[Instructions for the task] Write the data out again exactly, dropping any images it holds.

::::::

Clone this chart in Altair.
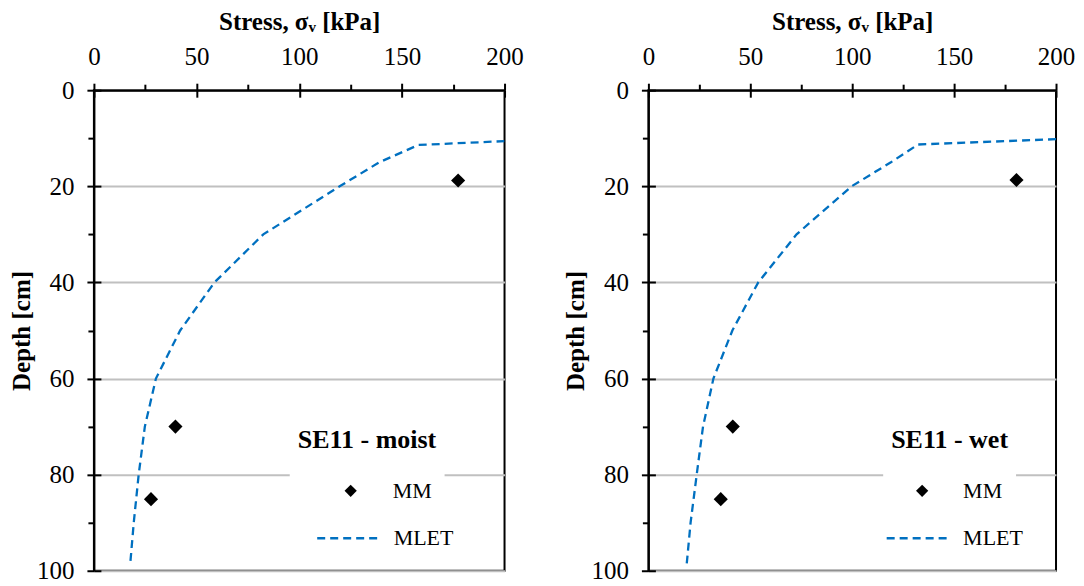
import altair as alt
import pandas as pd

# ---- data ----
moist_mlet_depth = [10.6, 11.4, 15, 20, 30, 40, 50, 60, 70, 80, 90, 99]
moist_mlet_stress = [200, 158, 139, 119.7, 82.5, 58.7, 42, 30.2, 24.8, 21.8, 19.4, 17.6]
moist_mm_depth = [18.8, 70.0, 85.1]
moist_mm_stress = [177.4, 39.7, 27.8]

wet_mlet_depth = [10.2, 11.3, 15, 20, 30, 40, 50, 60, 70, 80, 90, 99.5]
wet_mlet_stress = [200, 132.3, 119, 99.7, 72.7, 53.9, 41.2, 31.9, 26.8, 23.7, 20.7, 18.6]
wet_mm_depth = [18.7, 70.0, 85.1]
wet_mm_stress = [180.6, 41.4, 35.5]

x_major = [0, 50, 100, 150, 200]
x_minor = [25, 75, 125, 175]
y_major = [0, 20, 40, 60, 80, 100]
y_minor = [10, 30, 50, 70, 90]

FONT = "Liberation Serif"
BLUE = "#0070C0"


def panel(title, ls, ld, ms, md, width, mm_leg, mlet_leg):
    line_df = pd.DataFrame({"stress": ls, "depth": ld, "series": "MLET"})
    pt_df = pd.DataFrame({"stress": ms, "depth": md, "series": "MM"})
    xs = alt.Scale(domain=[0, 200], nice=False, zero=False)
    ys = alt.Scale(domain=[0, 100], reverse=True, nice=False, zero=False)

    line = alt.Chart(line_df).mark_line(color=BLUE, strokeWidth=2.3, clip=True).encode(
        x=alt.X("stress:Q", scale=xs, axis=alt.Axis(
            orient="top", values=x_major, title="Stress, σᵥ [kPa]", tickSize=7,
            labelPadding=14, titlePadding=10, grid=False)),
        y=alt.Y("depth:Q", scale=ys, axis=alt.Axis(
            orient="left", values=y_major, title="Depth [cm]", tickSize=7,
            labelPadding=13, titlePadding=2, grid=True)),
        order=alt.Order("depth:Q"),
        strokeDash=alt.StrokeDash("series:N", scale=alt.Scale(domain=["MLET"], range=[[8, 5]]),
                                  legend=alt.Legend(
                                      title=None, orient="none", legendX=mlet_leg[0], legendY=mlet_leg[1],
                                      padding=0, symbolType="stroke", symbolStrokeColor=BLUE,
                                      symbolStrokeWidth=2.3, symbolSize=4096, labelOffset=11)),
    )
    pts = alt.Chart(pt_df).mark_point(filled=True, color="black", size=200, opacity=1).encode(
        x=alt.X("stress:Q", scale=xs, axis=alt.Axis(
            orient="top", values=x_major, labels=False, domain=False, tickSize=7,
            offset=-7, title=None, grid=False)),
        y=alt.Y("depth:Q", scale=ys, axis=alt.Axis(
            orient="left", values=y_major, labels=False, domain=False, tickSize=7,
            offset=-7, title=None, grid=False)),
        shape=alt.Shape("series:N", scale=alt.Scale(domain=["MM"], range=["diamond"]),
                        legend=alt.Legend(
                            title=title, orient="none", legendX=mm_leg[0], legendY=mm_leg[1],
                            fillColor="white", padding=8, titlePadding=27,
                            symbolOffset=mm_leg[2], labelOffset=mm_leg[3], symbolSize=150,
                            symbolFillColor="black", symbolStrokeColor="black",
                            symbolType="diamond")),
    )
    minor = alt.Chart(pt_df).mark_point(opacity=0).encode(
        x=alt.X("stress:Q", scale=xs, axis=alt.Axis(
            orient="top", values=x_minor, labels=False, domain=False, tickSize=6,
            title=None, grid=False)),
        y=alt.Y("depth:Q", scale=ys, axis=alt.Axis(
            orient="left", values=y_minor, labels=False, domain=False, tickSize=6,
            title=None, grid=False)),
    )
    return alt.layer(line, pts, minor).resolve_axis(
        x="independent", y="independent").properties(width=width, height=481)


left = panel("SE11 - moist", moist_mlet_stress, moist_mlet_depth, moist_mm_stress, moist_mm_depth,
             411, (196, 329, 42, 31), (222, 415))
right = panel("SE11 - wet", wet_mlet_stress, wet_mlet_depth, wet_mm_stress, wet_mm_depth,
              408, (235, 329, 20, 30), (237, 415))

chart = alt.hconcat(left, right, spacing=38).resolve_scale(
    shape="independent", strokeDash="independent"
).resolve_legend(
    shape="independent", strokeDash="independent"
).configure_view(
    stroke="black", strokeWidth=2
).configure_axis(
    domainColor="black", domainWidth=2, tickColor="black", tickWidth=2,
    labelFont=FONT, labelFontSize=25, labelColor="black",
    titleFont=FONT, titleFontSize=25, titleFontWeight="bold", titleColor="black",
    gridColor="#C0C0C0", gridWidth=2, labelFlush=False, labelOverlap=False
).configure_legend(
    labelFont=FONT, labelFontSize=22, labelColor="black",
    titleFont=FONT, titleFontSize=26, titleFontWeight="bold", titleColor="black",
    titleLimit=400
).properties(
    padding={"left": 0, "top": 0, "right": 0, "bottom": 0}
)

chart.save("out.html", embed_options={"renderer": "svg", "actions": False})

::::::

[Exercise output]
Clone this chart in Altair.
import altair as alt
import pandas as pd

# ---- data ----
moist_mlet_depth = [10.6, 11.4, 15, 20, 30, 40, 50, 60, 70, 80, 90, 99]
moist_mlet_stress = [200, 158, 139, 119.7, 82.5, 58.7, 42, 30.2, 24.8, 21.8, 19.4, 17.6]
moist_mm_depth = [18.8, 70.0, 85.1]
moist_mm_stress = [177.4, 39.7, 27.8]

wet_mlet_depth = [10.2, 11.3, 15, 20, 30, 40, 50, 60, 70, 80, 90, 99.5]
wet_mlet_stress = [200, 132.3, 119, 99.7, 72.7, 53.9, 41.2, 31.9, 26.8, 23.7, 20.7, 18.6]
wet_mm_depth = [18.7, 70.0, 85.1]
wet_mm_stress = [180.6, 41.4, 35.5]

x_major = [0, 50, 100, 150, 200]
x_minor = [25, 75, 125, 175]
y_major = [0, 20, 40, 60, 80, 100]
y_minor = [10, 30, 50, 70, 90]

FONT = "Liberation Serif"
BLUE = "#0070C0"


def panel(title, ls, ld, ms, md, width, mm_leg, mlet_leg):
    line_df = pd.DataFrame({"stress": ls, "depth": ld, "series": "MLET"})
    pt_df = pd.DataFrame({"stress": ms, "depth": md, "series": "MM"})
    xs = alt.Scale(domain=[0, 200], nice=False, zero=False)
    ys = alt.Scale(domain=[0, 100], reverse=True, nice=False, zero=False)

    line = alt.Chart(line_df).mark_line(color=BLUE, strokeWidth=2.3, clip=True).encode(
        x=alt.X("stress:Q", scale=xs, axis=alt.Axis(
            orient="top", values=x_major, title="Stress, σᵥ [kPa]", tickSize=7,
            labelPadding=14, titlePadding=10, grid=False)),
        y=alt.Y("depth:Q", scale=ys, axis=alt.Axis(
            orient="left", values=y_major, title="Depth [cm]", tickSize=7,
            labelPadding=13, titlePadding=2, grid=True)),
        order=alt.Order("depth:Q"),
        strokeDash=alt.StrokeDash("series:N", scale=alt.Scale(domain=["MLET"], range=[[8, 5]]),
                                  legend=alt.Legend(
                                      title=None, orient="none", legendX=mlet_leg[0], legendY=mlet_leg[1],
                                      padding=0, symbolType="stroke", symbolStrokeColor=BLUE,
                                      symbolStrokeWidth=2.3, symbolSize=4096, labelOffset=11)),
    )
    pts = alt.Chart(pt_df).mark_point(filled=True, color="black", size=200, opacity=1).encode(
        x=alt.X("stress:Q", scale=xs, axis=alt.Axis(
            orient="top", values=x_major, labels=False, domain=False, tickSize=7,
            offset=-7, title=None, grid=False)),
        y=alt.Y("depth:Q", scale=ys, axis=alt.Axis(
            orient="left", values=y_major, labels=False, domain=False, tickSize=7,
            offset=-7, title=None, grid=False)),
        shape=alt.Shape("series:N", scale=alt.Scale(domain=["MM"], range=["diamond"]),
                        legend=alt.Legend(
                            title=title, orient="none", legendX=mm_leg[0], legendY=mm_leg[1],
                            fillColor="white", padding=8, titlePadding=27,
                            symbolOffset=mm_leg[2], labelOffset=mm_leg[3], symbolSize=150,
                            symbolFillColor="black", symbolStrokeColor="black",
                            symbolType="diamond")),
    )
    minor = alt.Chart(pt_df).mark_point(opacity=0).encode(
        x=alt.X("stress:Q", scale=xs, axis=alt.Axis(
            orient="top", values=x_minor, labels=False, domain=False, tickSize=6,
            title=None, grid=False)),
        y=alt.Y("depth:Q", scale=ys, axis=alt.Axis(
            orient="left", values=y_minor, labels=False, domain=False, tickSize=6,
            title=None, grid=False)),
    )
    return alt.layer(line, pts, minor).resolve_axis(
        x="independent", y="independent").properties(width=width, height=481)


left = panel("SE11 - moist", moist_mlet_stress, moist_mlet_depth, moist_mm_stress, moist_mm_depth,
             411, (196, 329, 42, 31), (222, 415))
right = panel("SE11 - wet", wet_mlet_stress, wet_mlet_depth, wet_mm_stress, wet_mm_depth,
              408, (235, 329, 20, 30), (237, 415))

chart = alt.hconcat(left, right, spacing=38).resolve_scale(
    shape="independent", strokeDash="independent"
).resolve_legend(
    shape="independent", strokeDash="independent"
).configure_view(
    stroke="black", strokeWidth=2
).configure_axis(
    domainColor="black", domainWidth=2, tickColor="black", tickWidth=2,
    labelFont=FONT, labelFontSize=25, labelColor="black",
    titleFont=FONT, titleFontSize=25, titleFontWeight="bold", titleColor="black",
    gridColor="#C0C0C0", gridWidth=2, labelFlush=False, labelOverlap=False
).configure_legend(
    labelFont=FONT, labelFontSize=22, labelColor="black",
    titleFont=FONT, titleFontSize=26, titleFontWeight="bold", titleColor="black",
    titleLimit=400
).properties(
    padding={"left": 0, "top": 0, "right": 0, "bottom": 0}
)

chart.save("out.html", embed_options={"renderer": "svg", "actions": False})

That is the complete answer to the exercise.